» Supplied material
---

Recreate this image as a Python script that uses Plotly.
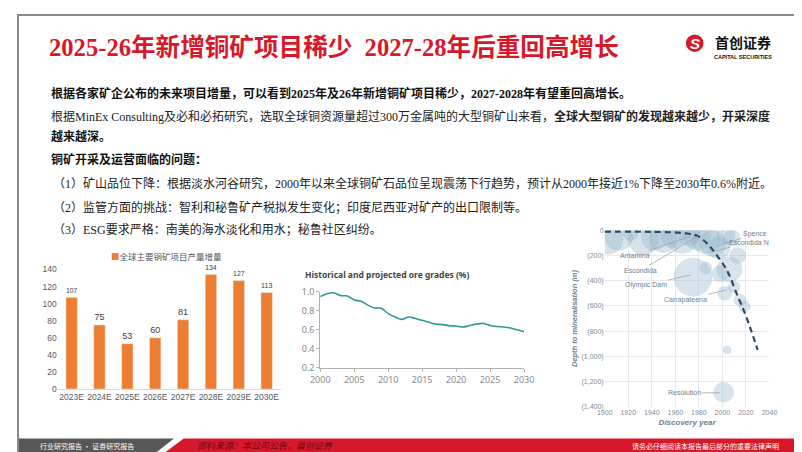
import plotly.graph_objects as go

W, H = 802, 452

# ---------------- data ----------------
bar_categories = ["2023E", "2024E", "2025E", "2026E", "2027E", "2028E", "2029E", "2030E"]
bar_values = [107, 75, 53, 60, 81, 134, 127, 113]
bar_series_name = "全球主要铜矿项目产量增量"

grade_years = list(range(2000, 2031))
grade_values = [0.95, 0.98, 0.99, 0.96, 0.955, 0.915, 0.90, 0.86, 0.83, 0.826,
                0.77, 0.735, 0.71, 0.735, 0.72, 0.70, 0.68, 0.66, 0.655, 0.643,
                0.64, 0.63, 0.645, 0.66, 0.667, 0.645, 0.635, 0.63, 0.62, 0.60, 0.58]

bubble_years = [1903, 1912, 1922, 1933, 1942, 1950, 1958, 1966, 1972, 1979, 1986, 1992, 1997, 2003, 2008,
                1986, 1975, 1998, 2006, 2013, 2002, 2010, 2015, 2019, 2004, 2001]
bubble_depths = [-70, -50, -20, -75, -55, -65, -45, -65, -35, -55, -75, -105, -140, -40, -60,
                 -300, -373, -345, -310, -200, -500, -450, -555, -605, -950, -1285]
bubble_sizes = [30, 28, 16, 30, 26, 28, 24, 30, 22, 26, 28, 26, 22, 18, 16,
                12, 38, 16, 25, 16, 14, 12, 12, 11, 8, 20]

trend_years = [1900, 1940, 1970, 1980, 1988, 1995, 2004, 2012, 2020, 2030]
trend_depths = [-10, -12, -25, -50, -115, -195, -320, -500, -680, -950]

mine_names = ["Spence", "Escondida N", "Antamina", "Escondida", "Olympic Dam", "Carrapateena", "Resolution"]
mine_years = [1995.5, 1994, 1973, 1979, 1973, 2004, 1998]
mine_depths = [-125, -165, -48, -48, -355, -472, -1290]
mine_label_dx = [38, 34, -56, -57, -45, -42, -36]
mine_label_dy = [-12, -9, 19, 34, 10, 10, 0]

depth_ticks = [0, -200, -400, -600, -800, -1000, -1200, -1400]
depth_tick_text = ["0", "(200)", "(400)", "(600)", "(800)", "(1,000)", "(1,200)", "(1,400)"]


def px(x):
    return x / W


def py(y):
    return 1 - y / H


fig = go.Figure()

# ---------------- bar chart ----------------
fig.add_trace(go.Bar(
    x=bar_categories, y=bar_values, name=bar_series_name,
    marker_color="#ED7D31", text=bar_values, textposition="outside",
    textfont=dict(size=9, color="#404040", family="Liberation Sans"),
    cliponaxis=False, xaxis="x", yaxis="y", showlegend=False,
))

# ---------------- line chart ----------------
fig.add_trace(go.Scatter(
    x=grade_years, y=grade_values, mode="lines", line=dict(color="#2f9a92", width=1.6, shape="spline"),
    xaxis="x2", yaxis="y2", showlegend=False, hoverinfo="skip",
))

# ---------------- bubble chart ----------------
fig.add_trace(go.Scatter(
    x=bubble_years, y=bubble_depths, mode="markers",
    marker=dict(size=bubble_sizes, sizemode="diameter", color="rgba(146,180,202,0.5)",
                line=dict(color="rgba(130,165,190,0.35)", width=0.6)),
    xaxis="x3", yaxis="y3", showlegend=False, hoverinfo="skip",
))
fig.add_trace(go.Scatter(
    x=trend_years, y=trend_depths, mode="lines",
    line=dict(color="#33475a", width=2.2, dash="6px,4px", shape="spline"),
    xaxis="x3", yaxis="y3", showlegend=False, hoverinfo="skip",
))

annotations = []
for name, yr, dp, dx, dy in zip(mine_names, mine_years, mine_depths, mine_label_dx, mine_label_dy):
    annotations.append(dict(
        x=yr, y=dp, xref="x3", yref="y3", text=name, showarrow=True, arrowhead=0,
        arrowwidth=0.8, arrowcolor="#9aa8b3", ax=dx, ay=dy,
        font=dict(size=7, color="#6f7f8c", family="Liberation Sans"),
    ))

BODY = "Liberation Serif, Noto Sans CJK SC"


def text(x, y, s, size=12, color="#222222", family=BODY, xanchor="left", **kw):
    annotations.append(dict(x=px(x), y=py(y), xref="paper", yref="paper", text=s, showarrow=False,
                            xanchor=xanchor, yanchor="middle", font=dict(size=size, color=color, family=family), **kw))


# title
text(30, 33, "<b>2025-26年新增铜矿项目稀少  2027-28年后重回高增长</b>", size=24.6, color="#d7182a")
# logo
text(694, 29, "<b><i>S</i></b>", size=15, color="white", family="Liberation Sans", xanchor="center")
text(744, 28, "<b>首创证券</b>", size=14, color="#111111", family="Noto Sans CJK SC", xanchor="center")
text(744, 43, "<b>CAPITAL SECURITIES</b>", size=5.5, color="#111111", family="Liberation Sans", xanchor="center")

# body text
text(32, 81, "<b>根据各家矿企公布的未来项目增量，可以看到2025年及26年新增铜矿项目稀少，2027-2028年有望重回高增长。</b>", color="#111111")
text(32, 105, "根据MinEx Consulting及必和必拓研究，选取全球铜资源量超过300万金属吨的大型铜矿山来看，<b>全球大型铜矿的发现越来越少，开采深度</b>")
text(32, 125, "<b>越来越深。</b>", color="#111111")
text(32, 149, "<b>铜矿开采及运营面临的问题：</b>", color="#111111")
text(34, 173, "（1）矿山品位下降：根据淡水河谷研究，2000年以来全球铜矿石品位呈现震荡下行趋势，预计从2000年接近1%下降至2030年0.6%附近。")
text(34, 198, "（2）监管方面的挑战：智利和秘鲁矿产税拟发生变化；印度尼西亚对矿产的出口限制等。")
text(34, 221, "（3）ESG要求严格：南美的海水淡化和用水；秘鲁社区纠纷。")

# bar chart legend
text(152, 248, f"<span style='color:#ED7D31'>■</span>{bar_series_name}", size=8.5, color="#595959",
     family="Noto Sans CJK SC", xanchor="center")

# line chart title
text(292, 267, "<b>Historical and projected ore grades (%)</b>", size=8.5, color="#444444", family="Noto Sans")

# footer texts
text(20, 443.5, "行业研究报告 · 证券研究报告", size=7, color="white", family="Noto Sans CJK SC")
text(182, 443.5, "<i>资料来源：本公司公告，首创证券</i>", size=9, color="#6a0a12", family="Noto Sans CJK SC")
text(783, 443.5, "请务必仔细阅读本报告最后部分的重要法律声明", size=7, color="white", family="Noto Sans CJK SC", xanchor="right")

shapes = [
    # logo circle
    dict(type="circle", xref="paper", yref="paper", x0=px(685), x1=px(703), y0=py(38), y1=py(20),
         fillcolor="#d7182a", line=dict(width=0), layer="below"),
    # footer
    dict(type="path", xref="paper", yref="paper",
         path=f"M 0 {py(436)} L {px(160)} {py(436)} L {px(141)} {py(451)} L 0 {py(451)} Z",
         fillcolor="#575757", line=dict(width=0), layer="below"),
    dict(type="path", xref="paper", yref="paper",
         path=f"M {px(170)} {py(436)} L 1 {py(436)} L 1 {py(451)} L {px(150)} {py(451)} Z",
         fillcolor="#d7182a", line=dict(width=0), layer="below"),
    # slide border
    dict(type="rect", xref="paper", yref="paper", x0=0, x1=1, y0=0, y1=1,
         line=dict(color="#8a8a8a", width=2), fillcolor="rgba(0,0,0,0)"),
]

fig.update_layout(
    width=W, height=H, margin=dict(l=0, r=0, t=0, b=0),
    paper_bgcolor="white", plot_bgcolor="white",
    bargap=0.59,
    showlegend=False,
    xaxis=dict(domain=[px(40.7), px(269.3)], anchor="y", showgrid=False, showline=True,
               linecolor="#d9d9d9", ticks="", tickfont=dict(size=8.5, color="#595959", family="Liberation Sans")),
    yaxis=dict(domain=[py(385), py(262)], anchor="x", range=[0, 140], dtick=20, showgrid=False,
               zeroline=False, tickfont=dict(size=8.5, color="#595959", family="Liberation Sans")),
    xaxis2=dict(domain=[px(310), px(519)], anchor="y2", range=[2000, 2030], dtick=5, showgrid=False,
                showline=True, linecolor="#b0b0b0", ticks="outside", ticklen=3, tickcolor="#b0b0b0",
                tickfont=dict(size=9, color="#8a8a8a", family="Noto Sans")),
    yaxis2=dict(domain=[py(363.3), py(285)], anchor="x2", range=[0.2, 1.0], dtick=0.2, tickformat=".1f",
                showgrid=False, zeroline=False, showline=True, linecolor="#b0b0b0", ticks="outside",
                ticklen=3, tickcolor="#b0b0b0", tickfont=dict(size=9, color="#8a8a8a", family="Noto Sans")),
    xaxis3=dict(domain=[px(601.7), px(770.7)], anchor="y3", range=[1900, 2040], dtick=20,
                showgrid=True, gridcolor="#e6eaee", zeroline=False, showline=False,
                tickfont=dict(size=7, color="#7d8c98", family="Liberation Sans"),
                title=dict(text="<b><i>Discovery year</i></b>", standoff=4,
                           font=dict(size=8, color="#6d8295", family="Liberation Sans"))),
    yaxis3=dict(domain=[py(403.3), py(221.7)], anchor="x3", range=[-1400, 0],
                tickvals=depth_ticks, ticktext=depth_tick_text,
                showgrid=True, gridcolor="#e6eaee", zeroline=False, showline=False,
                tickfont=dict(size=7, color="#7d8c98", family="Liberation Sans"),
                title=dict(text="<b><i>Depth to mineralisation (m)</i></b>", standoff=2,
                           font=dict(size=7.5, color="#6d8295", family="Liberation Sans"))),
    annotations=annotations,
    shapes=shapes,
)

fig.write_html("out.html")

---

» Aim of the exercise
Write out again exactly the lines from the start of the data above through the line containing "0.62, 0.60, 0.58]", inclusive, excluding any pictures.

» Solution to this problem
Recreate this image as a Python script that uses Plotly.
import plotly.graph_objects as go

W, H = 802, 452

# ---------------- data ----------------
bar_categories = ["2023E", "2024E", "2025E", "2026E", "2027E", "2028E", "2029E", "2030E"]
bar_values = [107, 75, 53, 60, 81, 134, 127, 113]
bar_series_name = "全球主要铜矿项目产量增量"

grade_years = list(range(2000, 2031))
grade_values = [0.95, 0.98, 0.99, 0.96, 0.955, 0.915, 0.90, 0.86, 0.83, 0.826,
                0.77, 0.735, 0.71, 0.735, 0.72, 0.70, 0.68, 0.66, 0.655, 0.643,
                0.64, 0.63, 0.645, 0.66, 0.667, 0.645, 0.635, 0.63, 0.62, 0.60, 0.58]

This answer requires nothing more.